Data to use:
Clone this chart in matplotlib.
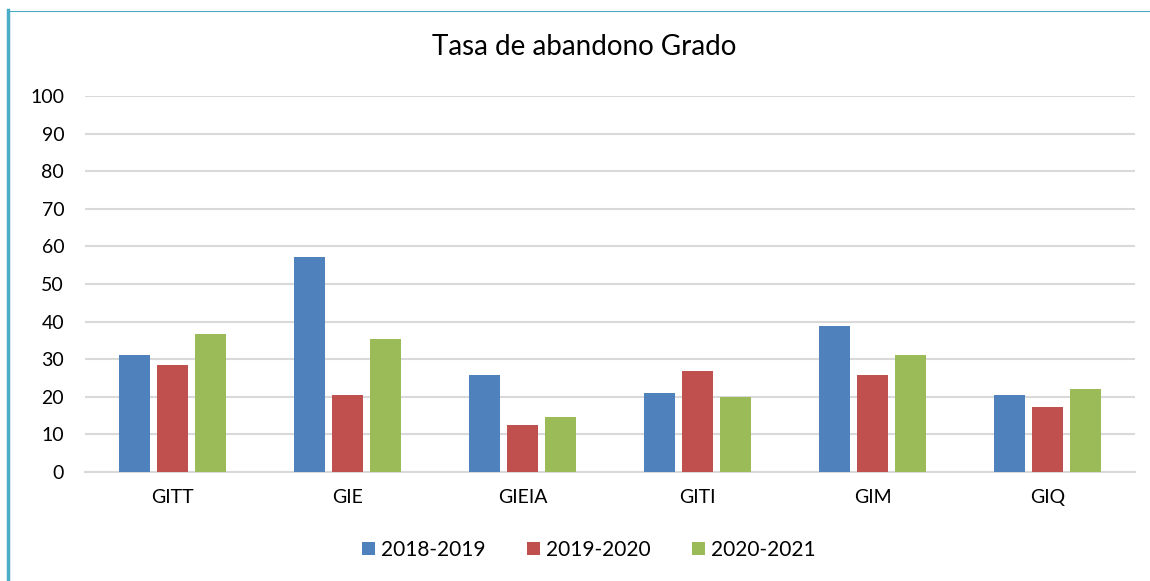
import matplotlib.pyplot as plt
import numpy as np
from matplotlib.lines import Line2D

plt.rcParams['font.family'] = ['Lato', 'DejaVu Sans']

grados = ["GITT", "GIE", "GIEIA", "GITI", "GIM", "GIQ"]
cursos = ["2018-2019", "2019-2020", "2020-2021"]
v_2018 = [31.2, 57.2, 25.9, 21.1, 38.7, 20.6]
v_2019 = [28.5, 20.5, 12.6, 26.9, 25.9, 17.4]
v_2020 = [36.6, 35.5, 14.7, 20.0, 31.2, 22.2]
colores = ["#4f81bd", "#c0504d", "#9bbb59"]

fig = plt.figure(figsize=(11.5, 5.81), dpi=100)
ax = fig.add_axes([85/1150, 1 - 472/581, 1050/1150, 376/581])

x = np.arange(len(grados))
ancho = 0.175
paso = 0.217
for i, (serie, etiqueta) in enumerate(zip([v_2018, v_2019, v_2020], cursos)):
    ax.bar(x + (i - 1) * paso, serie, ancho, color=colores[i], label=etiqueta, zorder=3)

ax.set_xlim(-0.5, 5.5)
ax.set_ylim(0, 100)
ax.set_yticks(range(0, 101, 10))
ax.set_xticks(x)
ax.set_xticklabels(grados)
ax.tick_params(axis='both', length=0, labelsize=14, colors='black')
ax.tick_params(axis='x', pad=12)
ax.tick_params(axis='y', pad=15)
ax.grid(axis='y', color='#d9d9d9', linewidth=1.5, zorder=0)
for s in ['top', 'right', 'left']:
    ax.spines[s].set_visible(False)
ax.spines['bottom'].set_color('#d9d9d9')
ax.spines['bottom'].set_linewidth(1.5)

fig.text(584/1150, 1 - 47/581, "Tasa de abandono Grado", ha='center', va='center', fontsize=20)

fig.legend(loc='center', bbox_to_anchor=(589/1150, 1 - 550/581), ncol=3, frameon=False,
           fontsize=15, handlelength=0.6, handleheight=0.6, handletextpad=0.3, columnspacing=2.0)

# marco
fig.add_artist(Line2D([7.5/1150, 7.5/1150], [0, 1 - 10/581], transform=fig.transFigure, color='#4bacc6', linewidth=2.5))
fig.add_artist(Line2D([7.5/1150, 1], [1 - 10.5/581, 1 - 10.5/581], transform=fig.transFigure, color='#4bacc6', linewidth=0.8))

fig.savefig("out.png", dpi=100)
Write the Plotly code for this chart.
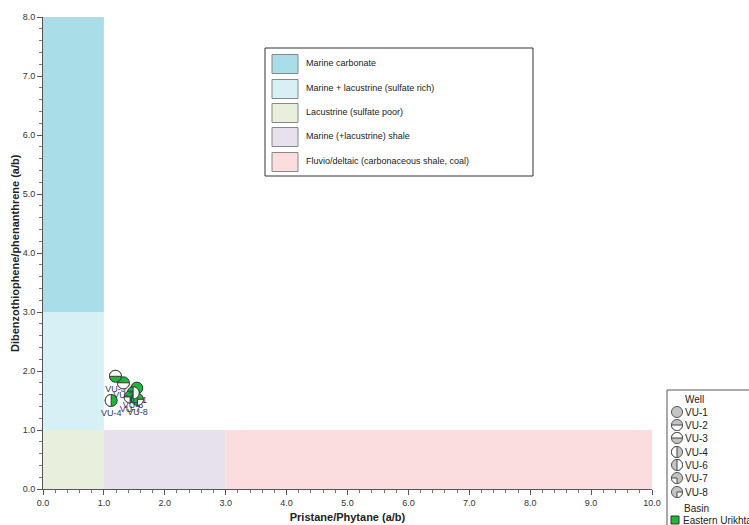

Aim: Reproduce the entries exactly. Do not carry over any picture.

Response for this exercise:
Clone this chart in matplotlib.
import matplotlib.pyplot as plt
import numpy as np
from matplotlib.lines import Line2D

plt.rcParams['font.family'] = ['Lato', 'DejaVu Sans']

grados = ["GITT", "GIE", "GIEIA", "GITI", "GIM", "GIQ"]
cursos = ["2018-2019", "2019-2020", "2020-2021"]
v_2018 = [31.2, 57.2, 25.9, 21.1, 38.7, 20.6]
v_2019 = [28.5, 20.5, 12.6, 26.9, 25.9, 17.4]
v_2020 = [36.6, 35.5, 14.7, 20.0, 31.2, 22.2]
colores = ["#4f81bd", "#c0504d", "#9bbb59"]

fig = plt.figure(figsize=(11.5, 5.81), dpi=100)
ax = fig.add_axes([85/1150, 1 - 472/581, 1050/1150, 376/581])

x = np.arange(len(grados))
ancho = 0.175
paso = 0.217
for i, (serie, etiqueta) in enumerate(zip([v_2018, v_2019, v_2020], cursos)):
    ax.bar(x + (i - 1) * paso, serie, ancho, color=colores[i], label=etiqueta, zorder=3)

ax.set_xlim(-0.5, 5.5)
ax.set_ylim(0, 100)
ax.set_yticks(range(0, 101, 10))
ax.set_xticks(x)
ax.set_xticklabels(grados)
ax.tick_params(axis='both', length=0, labelsize=14, colors='black')
ax.tick_params(axis='x', pad=12)
ax.tick_params(axis='y', pad=15)
ax.grid(axis='y', color='#d9d9d9', linewidth=1.5, zorder=0)
for s in ['top', 'right', 'left']:
    ax.spines[s].set_visible(False)
ax.spines['bottom'].set_color('#d9d9d9')
ax.spines['bottom'].set_linewidth(1.5)

fig.text(584/1150, 1 - 47/581, "Tasa de abandono Grado", ha='center', va='center', fontsize=20)

fig.legend(loc='center', bbox_to_anchor=(589/1150, 1 - 550/581), ncol=3, frameon=False,
           fontsize=15, handlelength=0.6, handleheight=0.6, handletextpad=0.3, columnspacing=2.0)

# marco
fig.add_artist(Line2D([7.5/1150, 7.5/1150], [0, 1 - 10/581], transform=fig.transFigure, color='#4bacc6', linewidth=2.5))
fig.add_artist(Line2D([7.5/1150, 1], [1 - 10.5/581, 1 - 10.5/581], transform=fig.transFigure, color='#4bacc6', linewidth=0.8))

fig.savefig("out.png", dpi=100)
Write the Plotly code for this chart.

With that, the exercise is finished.